Nama BIL menurut aktivis senior NTB ini membawa berkah tersendiri bagi tumbuh dan berkembangnya perekonomian di NTB, khususnya Pulau Lombok. Dari aspek kunjungan wisatawan, kata Yuli, terjadi peningkatan yang sangat signifikan terhadap aspek kunjungan wisatawan mancanegera dari angka sekitar 241 ribu wisman melonjak hingga ke angka 2,5 juta wisman. “Begitu pun dengan tingkat PDRB Kabupaten Lombok Tengah yang dulunya berkisar di angka Rp3 Trilyun atas dasar harga konstan atau atas dasar harga berlaku, naik hingga ke angka 350 persen atau sekitar Rp10 Trilyun. Begitu pun dengan tingkat PDRB per kapita juga mengalami kenaikan sehingga sumbangan dari aspek pertanian hanya berkisar pada angka 26 persen. Artinya harapan pra api itu terwujud sehingga diyakini nama BIL ini sudah pas, membawa barokah dan tidak perlu lagi diganti dengan nama yang lain,” ungkapnya.

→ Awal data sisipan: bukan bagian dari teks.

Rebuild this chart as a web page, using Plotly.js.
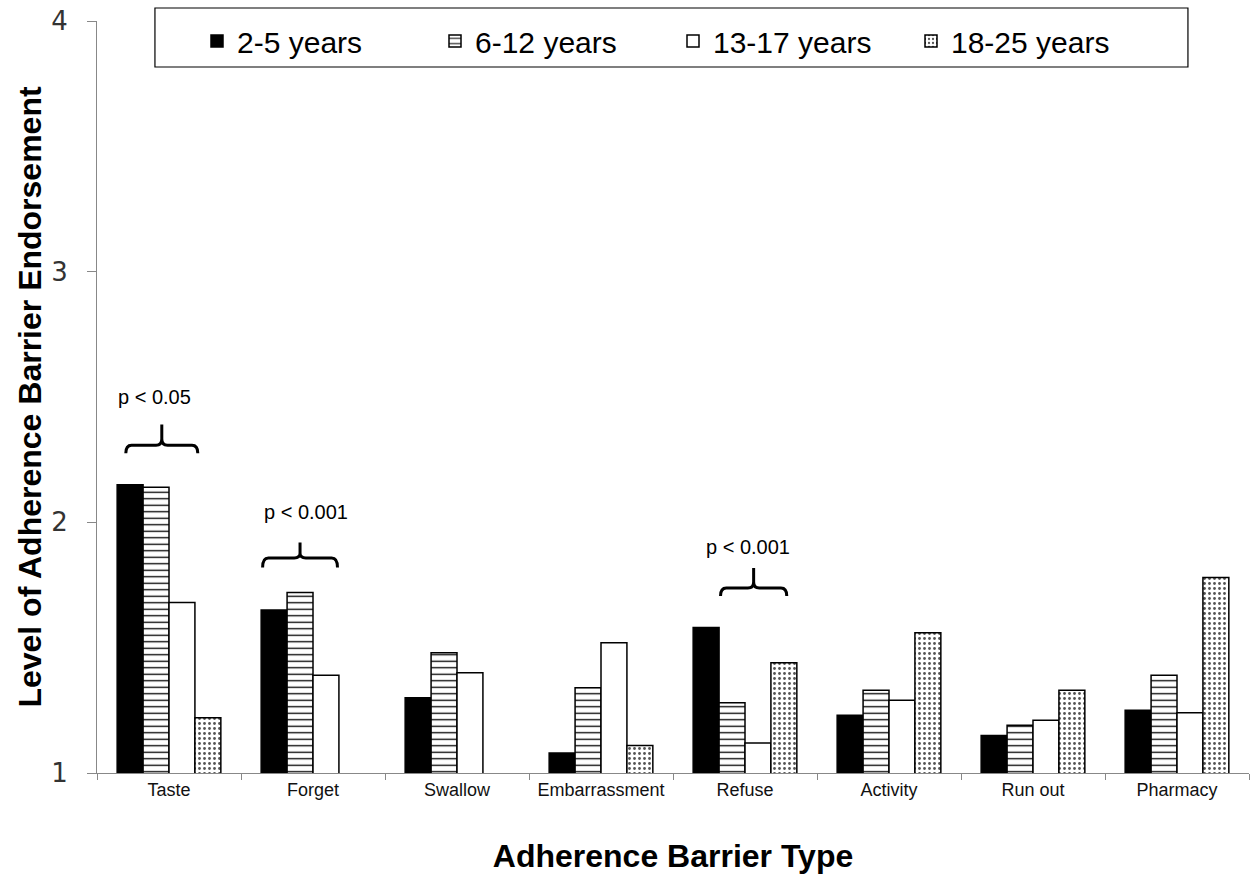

Anehnya informasi yang mengatakan bahwa ada dukungan dari MAS terhadap penamaan bandara ZAM ini dibantah langsung oleh Ketua MAS NTB, Ketua Majelis Adat Sasak (MAS), HL Azhar, dihadapan forum hearing Aliansi Masyarakat Lombok dengan Lembaga DPRD NTB mengaku tidak mengetahui adanya dukungan MAS terhadap penamaan bandar udara internasional ZAM. “Ndeq Man. Laon ta boyak. Kita sepakat namanya tetap BIL, baru nanti kita musyawarahkan soal teknisnya,” ujar Mamiq Azhar dihadapan forum hearing.

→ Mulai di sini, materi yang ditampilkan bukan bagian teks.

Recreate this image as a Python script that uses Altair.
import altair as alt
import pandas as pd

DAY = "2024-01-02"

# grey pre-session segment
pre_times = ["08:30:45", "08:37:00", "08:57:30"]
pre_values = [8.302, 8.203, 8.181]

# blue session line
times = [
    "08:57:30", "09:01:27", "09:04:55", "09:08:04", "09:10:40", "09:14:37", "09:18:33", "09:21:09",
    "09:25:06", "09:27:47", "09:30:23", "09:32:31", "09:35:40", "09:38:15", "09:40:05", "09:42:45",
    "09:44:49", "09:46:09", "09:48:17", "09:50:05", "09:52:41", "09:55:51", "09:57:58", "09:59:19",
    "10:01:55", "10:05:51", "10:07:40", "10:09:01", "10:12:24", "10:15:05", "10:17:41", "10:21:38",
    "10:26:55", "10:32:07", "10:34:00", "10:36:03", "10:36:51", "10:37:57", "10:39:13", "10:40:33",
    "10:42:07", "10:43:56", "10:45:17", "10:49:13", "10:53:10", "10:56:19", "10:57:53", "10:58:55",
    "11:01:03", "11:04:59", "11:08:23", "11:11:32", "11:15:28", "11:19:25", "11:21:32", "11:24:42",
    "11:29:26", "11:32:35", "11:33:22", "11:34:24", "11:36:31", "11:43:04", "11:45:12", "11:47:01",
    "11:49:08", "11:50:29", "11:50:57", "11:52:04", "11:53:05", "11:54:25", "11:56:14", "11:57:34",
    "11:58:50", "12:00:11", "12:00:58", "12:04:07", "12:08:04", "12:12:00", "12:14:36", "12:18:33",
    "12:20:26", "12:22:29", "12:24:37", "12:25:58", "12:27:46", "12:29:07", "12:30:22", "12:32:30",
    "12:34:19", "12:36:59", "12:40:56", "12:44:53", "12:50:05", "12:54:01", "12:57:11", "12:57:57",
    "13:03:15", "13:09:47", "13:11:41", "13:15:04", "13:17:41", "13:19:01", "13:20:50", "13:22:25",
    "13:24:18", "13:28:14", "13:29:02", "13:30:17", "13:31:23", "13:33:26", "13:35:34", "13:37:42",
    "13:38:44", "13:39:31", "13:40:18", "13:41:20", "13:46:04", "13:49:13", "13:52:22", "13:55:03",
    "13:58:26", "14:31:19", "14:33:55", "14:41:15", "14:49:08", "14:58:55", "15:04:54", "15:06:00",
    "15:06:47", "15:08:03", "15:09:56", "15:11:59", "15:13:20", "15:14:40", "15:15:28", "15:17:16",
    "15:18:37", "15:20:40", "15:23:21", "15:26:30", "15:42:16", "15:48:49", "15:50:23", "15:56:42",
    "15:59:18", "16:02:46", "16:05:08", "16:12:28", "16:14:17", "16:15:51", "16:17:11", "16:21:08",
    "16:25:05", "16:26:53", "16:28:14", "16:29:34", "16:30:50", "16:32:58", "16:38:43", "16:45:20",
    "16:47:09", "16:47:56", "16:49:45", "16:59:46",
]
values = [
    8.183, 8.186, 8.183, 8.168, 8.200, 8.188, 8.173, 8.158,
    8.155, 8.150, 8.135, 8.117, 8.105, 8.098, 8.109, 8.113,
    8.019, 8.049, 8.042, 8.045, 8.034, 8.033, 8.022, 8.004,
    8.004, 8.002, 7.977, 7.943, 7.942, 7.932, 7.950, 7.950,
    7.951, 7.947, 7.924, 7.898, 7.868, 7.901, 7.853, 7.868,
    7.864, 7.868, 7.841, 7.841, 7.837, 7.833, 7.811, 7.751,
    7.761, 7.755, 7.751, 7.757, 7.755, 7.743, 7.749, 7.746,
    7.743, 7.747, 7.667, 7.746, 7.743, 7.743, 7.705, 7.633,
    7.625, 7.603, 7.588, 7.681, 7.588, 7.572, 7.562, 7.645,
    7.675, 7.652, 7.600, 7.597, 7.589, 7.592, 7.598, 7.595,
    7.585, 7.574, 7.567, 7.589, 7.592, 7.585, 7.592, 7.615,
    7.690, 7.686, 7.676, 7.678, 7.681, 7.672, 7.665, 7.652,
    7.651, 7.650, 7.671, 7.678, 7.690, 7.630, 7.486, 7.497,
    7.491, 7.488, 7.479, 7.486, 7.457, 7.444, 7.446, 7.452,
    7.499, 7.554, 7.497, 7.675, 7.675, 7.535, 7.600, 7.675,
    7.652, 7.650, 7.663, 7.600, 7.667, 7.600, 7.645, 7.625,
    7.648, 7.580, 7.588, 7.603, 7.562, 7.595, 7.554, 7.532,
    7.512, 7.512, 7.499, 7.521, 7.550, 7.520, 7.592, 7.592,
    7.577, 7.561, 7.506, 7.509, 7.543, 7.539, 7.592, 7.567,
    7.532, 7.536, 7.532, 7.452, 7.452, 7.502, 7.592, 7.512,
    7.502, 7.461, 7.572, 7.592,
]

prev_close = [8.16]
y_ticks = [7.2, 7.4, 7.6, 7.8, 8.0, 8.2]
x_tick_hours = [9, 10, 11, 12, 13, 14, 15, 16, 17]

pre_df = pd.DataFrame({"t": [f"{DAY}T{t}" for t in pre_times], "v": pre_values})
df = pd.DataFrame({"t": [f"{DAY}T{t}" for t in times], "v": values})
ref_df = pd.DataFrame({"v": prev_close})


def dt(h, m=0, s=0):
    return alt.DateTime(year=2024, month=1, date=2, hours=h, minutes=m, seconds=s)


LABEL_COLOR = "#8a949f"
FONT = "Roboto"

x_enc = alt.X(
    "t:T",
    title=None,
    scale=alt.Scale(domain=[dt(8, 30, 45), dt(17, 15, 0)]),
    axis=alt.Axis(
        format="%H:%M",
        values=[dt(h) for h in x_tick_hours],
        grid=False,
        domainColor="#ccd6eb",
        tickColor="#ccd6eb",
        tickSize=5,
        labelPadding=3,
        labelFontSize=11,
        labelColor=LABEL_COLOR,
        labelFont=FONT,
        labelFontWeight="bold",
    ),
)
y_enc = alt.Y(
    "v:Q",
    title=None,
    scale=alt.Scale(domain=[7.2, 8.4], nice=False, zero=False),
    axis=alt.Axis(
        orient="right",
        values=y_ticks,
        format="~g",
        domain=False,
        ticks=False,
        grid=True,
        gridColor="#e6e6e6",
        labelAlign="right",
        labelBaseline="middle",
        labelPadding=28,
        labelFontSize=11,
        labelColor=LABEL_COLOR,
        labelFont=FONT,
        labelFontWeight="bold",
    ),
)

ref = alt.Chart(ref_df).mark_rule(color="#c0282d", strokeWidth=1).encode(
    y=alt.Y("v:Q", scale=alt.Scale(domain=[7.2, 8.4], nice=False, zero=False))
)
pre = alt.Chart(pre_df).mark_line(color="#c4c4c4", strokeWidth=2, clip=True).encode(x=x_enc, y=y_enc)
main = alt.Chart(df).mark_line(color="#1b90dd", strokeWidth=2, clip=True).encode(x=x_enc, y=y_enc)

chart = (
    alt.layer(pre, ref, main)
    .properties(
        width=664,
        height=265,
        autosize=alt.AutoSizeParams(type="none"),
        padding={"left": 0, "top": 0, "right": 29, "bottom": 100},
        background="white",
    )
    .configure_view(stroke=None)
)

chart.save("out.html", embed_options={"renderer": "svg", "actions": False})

Kepala Dinas Perhubungan (Kadishub) Provinsi NTB, Lalu Bayu Windia, dalam kesempatan itu mengungkapkan dari tiga sebutan untuk bandara udara internasional yang ada di Lombok Tengah ini seperti Praya, BIL dan LIA, dirinya mengaku tidak pernah melihat adanya SK penamaan terhadap tiga nama tersebut. “Kalau SK penamaan ZAM ini sudah saya lihat. Siapa yang berwenang menetapkan nama bandara? Yaitu Menhub RI. Syarat ketentuannya adalah adanya Surat Gubernur, ada surat Pimpinan DPRD NTB, ada juga surat dukungan dari FKUB, termasuk MAS, sehingga SK itu diterbitkan oleh Menhub,” kata Bayu Windia.

Berdasarkan arahan dari Sekda, lanjut Bayu Windia, diberikan kesempatan untuk melakukan dialog, namun harus tetap menjaga tensi masing-masing. Sementara menurutnya berkaitan dengan aspek teknis paska terbitnya SK Menhub tersebut akan dibicarakan lebih lanjut.

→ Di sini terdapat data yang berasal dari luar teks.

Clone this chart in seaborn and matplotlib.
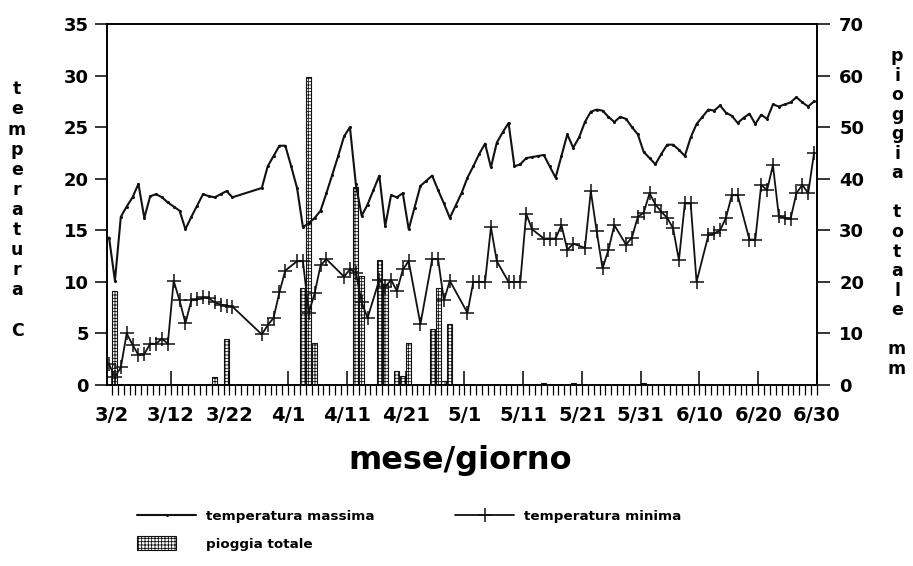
import numpy as np
import matplotlib
matplotlib.use("Agg")
import matplotlib.pyplot as plt
import matplotlib.patches as mpatches
from matplotlib.lines import Line2D
from matplotlib.legend_handler import HandlerPatch
from matplotlib.ticker import FixedLocator
import seaborn as sns

# ---------------- data (day index 0 = first day of record, ~3/1) ----------------
days_max = list(range(0, 22)) + list(range(26, 121))
tmax = [14.3, 10.1, 16.3, 17.3, 18.2, 19.5, 16.2, 18.3, 18.5, 18.2, 17.7, 17.3,
        16.9, 15.1, 16.3, 17.4, 18.5, 18.3, 18.2, 18.5, 18.8, 18.2,
        19.1, 21.2, 22.2, 23.2, 23.2, 21.2, 19.1, 15.3, 15.7, 16.2, 16.9, 18.6,
        20.4, 22.2, 24.1, 25.0, 19.5, 16.4, 17.5, 18.9, 20.3, 15.4, 18.4, 18.2,
        18.6, 15.1, 17.2, 19.3, 19.8, 20.3, 18.9, 17.6, 16.2, 17.4, 18.6, 20.1,
        21.2, 22.4, 23.4, 21.1, 23.5, 24.5, 25.4, 21.2, 21.4, 22.0, 22.1, 22.2,
        22.3, 21.2, 20.1, 22.2, 24.3, 23.0, 24.0, 25.5, 26.5, 26.7, 26.6, 26.0,
        25.5, 26.0, 25.8, 25.0, 24.3, 22.6, 22.0, 21.4, 22.4, 23.3, 23.3, 22.8,
        22.2, 24.0, 25.3, 26.0, 26.7, 26.6, 27.1, 26.4, 26.1, 25.4, 25.9, 26.3,
        25.3, 26.2, 25.8, 27.2, 27.0, 27.2, 27.4, 27.9, 27.4, 27.0, 27.5]

days_min = [0, 1, 2, 3, 4, 5, 6, 7, 8, 9, 10, 11, 12, 13, 14, 15, 16, 17, 18, 19,
            20, 21, 26, 27, 28, 29, 30, 32, 33, 34, 35, 36, 37, 40, 41, 42, 43,
            44, 46, 47, 48, 49, 50, 51, 53, 55, 56, 57, 58, 61, 62, 63, 64, 65,
            66, 68, 69, 70, 71, 72, 74, 75, 76, 77, 78, 79, 81, 82, 83, 84, 85,
            86, 88, 89, 90, 91, 92, 93, 94, 95, 96, 97, 98, 99, 100, 102, 103,
            104, 105, 106, 107, 109, 110, 111, 112, 113, 114, 115, 116, 117,
            118, 119, 120]
tmin = [2.0, 0.8, 1.7, 5.0, 3.9, 2.9, 3.0, 4.0, 4.0, 4.5, 4.0, 10.1, 8.2, 6.0,
        8.2, 8.3, 8.5, 8.4, 8.0, 7.8, 7.7, 7.6, 4.9, 5.8, 6.5, 9.0, 11.1, 12.0,
        12.0, 7.0, 8.9, 11.6, 12.2, 10.5, 11.2, 10.9, 8.0, 6.5, 10.2, 9.5, 10.2,
        9.1, 11.2, 12.0, 5.9, 12.2, 12.2, 8.2, 10.1, 7.0, 10.0, 10.0, 10.0, 15.3,
        12.0, 10.0, 10.0, 10.0, 16.6, 15.1, 14.2, 14.2, 14.2, 15.5, 13.1, 13.7,
        13.3, 18.8, 14.9, 11.3, 13.1, 15.5, 13.6, 14.3, 16.3, 16.7, 18.6, 17.5,
        16.8, 16.2, 15.2, 12.1, 17.6, 17.6, 10.0, 14.5, 14.7, 15.0, 16.2, 18.4,
        18.4, 14.1, 14.1, 19.4, 18.9, 21.3, 16.4, 16.2, 16.1, 18.6, 19.4, 18.6,
        22.5]

rain_days = [1, 18, 20, 33, 34, 35, 42, 43, 46, 47, 49, 50, 51, 55, 56, 57, 58,
             74, 79, 91]
rain_mm = [18.2, 1.6, 9.0, 18.9, 59.8, 8.2, 38.3, 21.2, 24.2, 19.6, 2.8, 1.8,
           8.1, 10.9, 18.9, 0.8, 11.8, 0.3, 0.4, 0.3]

tick_labels = ["3/2", "3/12", "3/22", "4/1", "4/11", "4/21", "5/1", "5/11",
               "5/21", "5/31", "6/10", "6/20", "6/30"]

# ---------------- style ----------------
sns.set_style("ticks")
plt.rcParams["font.family"] = ["DejaVu Sans"]
plt.rcParams["font.weight"] = "bold"
plt.rcParams["text.color"] = "black"
plt.rcParams["axes.labelcolor"] = "black"
plt.rcParams["xtick.color"] = "black"
plt.rcParams["ytick.color"] = "black"
plt.rcParams["hatch.linewidth"] = 0.6
plt.rcParams["hatch.color"] = "#222222"
INK = "#111111"

fig = plt.figure(figsize=(9.13, 5.66), dpi=100)
ax = fig.add_axes([107 / 913, 1 - 385 / 566, 710 / 913, 361 / 566])
ax2 = ax.twinx()

sns.barplot(x=rain_days, y=rain_mm, ax=ax2, native_scale=True, color="white",
            saturation=1, edgecolor=INK, linewidth=0.8, hatch="+++++",
            width=0.85, errorbar=None)

sns.lineplot(x=days_max, y=tmax, ax=ax, color=INK, linewidth=1.5, marker="o",
             markersize=2.2, markeredgewidth=0, markerfacecolor=INK,
             errorbar=None)
sns.lineplot(x=days_min, y=tmin, ax=ax, color=INK, linewidth=1.3, marker="+",
             markersize=9.5, markeredgewidth=1.1, markeredgecolor=INK,
             errorbar=None)

ax.set_zorder(ax2.get_zorder() + 1)
ax.patch.set_visible(False)

ax.set_ylim(0, 35)
ax2.set_ylim(0, 70)
ax.set_yticks(range(0, 36, 5))
ax2.set_yticks(range(0, 71, 10))

major_pos = [0.5 + 10 * i for i in range(len(tick_labels))]
ax.set_xticks(major_pos, tick_labels)
ax.xaxis.set_minor_locator(FixedLocator(np.arange(0.5, 121, 1)))
ax.xaxis.remove_overlapping_locs = False
ax.set_xlim(-0.35, 120.5)

ax.tick_params(axis="y", direction="out", length=9, width=1.1, pad=4,
               labelsize=13, colors="black")
ax2.tick_params(axis="y", direction="out", length=9, width=1.1, pad=7,
                labelsize=13, colors="black")
ax.tick_params(axis="x", which="major", direction="in", length=10, width=1.1,
               pad=15, labelsize=14, colors="black")
ax.tick_params(axis="x", which="minor", direction="out", length=7, width=0.9,
               colors="black")

for a in (ax, ax2):
    a.set_xlabel("")
    a.set_ylabel("")
    for s in a.spines.values():
        s.set_visible(True)
        s.set_linewidth(1.2)
        s.set_color("black")

fig.text(17 / 913, 0.629, "\n".join(list("temperatura") + ["", "C"]),
         ha="center", va="center", fontsize=12.5, linespacing=1.15,
         weight="bold", color="black")
fig.text(897 / 913, 0.6246,
         "\n".join(list("pioggia") + [""] + list("totale") + ["", "m", "m"]),
         ha="center", va="center", fontsize=12.5, linespacing=1.11,
         weight="bold", color="black")
fig.text(460 / 913, 1 - 461 / 566, "mese/giorno", ha="center", va="center",
         fontsize=23, weight="bold", color="black")


def rect_func(legend, orig_handle, xdescent, ydescent, width, height, fontsize):
    return mpatches.Rectangle((-xdescent, -ydescent - 0.25 * height),
                              0.66 * width, 1.5 * height)


h_max = Line2D([], [], color=INK, lw=1.5, marker="o", markersize=2.2,
               markeredgewidth=0, markerfacecolor=INK)
h_min = Line2D([], [], color=INK, lw=1.3, marker="+", markersize=9.5,
               markeredgewidth=1.1, markeredgecolor=INK)
h_rain = mpatches.Patch(facecolor="white", edgecolor=INK, hatch="+++++", lw=0.8)
fig.legend([h_max, h_rain, h_min],
           ["temperatura massima", "pioggia totale", "temperatura minima"],
           ncol=2, loc="upper left", bbox_to_anchor=(137 / 913, 1 - 510 / 566),
           frameon=False, fontsize=9.7, handlelength=4.4, handletextpad=0.7,
           columnspacing=6.0, labelspacing=1.1, borderpad=0, borderaxespad=0,
           handler_map={mpatches.Patch: HandlerPatch(patch_func=rect_func)})

fig.savefig("out.png", dpi=100, facecolor="white")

Ketua DPRD NTB, Hj Baiq Isvie Rupaedah, menegaskan pihaknya selaku Pimpinan DPRD NTB tidak menghendaki adanya keributan hanya karena persoalan penamaan bandar udara internasional ini. “Kita sama-sama menginginkan daerah kita tentram apalagi dalam kondisi kita sedang menhadapi bencana,” sambut srikandi DPRD NTB dari Partai Golkar ini.
Pihaknya pun mengatakan akan menemui Menteri Perhubungan di Jakarta guna membicarakan terkait dengan adanya konflik horisontal soal penamaan bandar udara internasional di Loteng ini. “Kalau boleh kami usulkan, kami Pimpinan DPRD akan menemui Menhub RI untuk membicarakan soal ini. Jadi Pimpinan DPRD NTB akan mengkomunikasikan soal adanya konflik horisontal menyangkut pergantian nama bandara,” ujar Baiq Isvie.

Pihaknya dalam kesempatan itu juga meluruskan adanya informasi yang mengatakan bahwa Lembaga DPRD NTB telah memberikan persetujuan terhadap pergantian nama bandara tersebut. “Pimpinan DPRD diminta untuk menandatangani dukungan perubahan nama. Jadi bukan persetujuan DPRD NTB. Dalam SK tersebut tertulis adanya surat persetujuan, hal itu kami protes karena tidak ada surat persetujuan dari lembaga DPRD. Surat Persetujuan itu lahir dari Paripurna DPRD NTB, sementara Paripurna terkait dengan hal itu tidak pernah dilakukan, yang ada itu adalah surat dukungan empat pimpinan DPRD dalam konteks menghormati keinginan pihak eksekutif,” ujarnya meluruskan. (GA. 211/215*).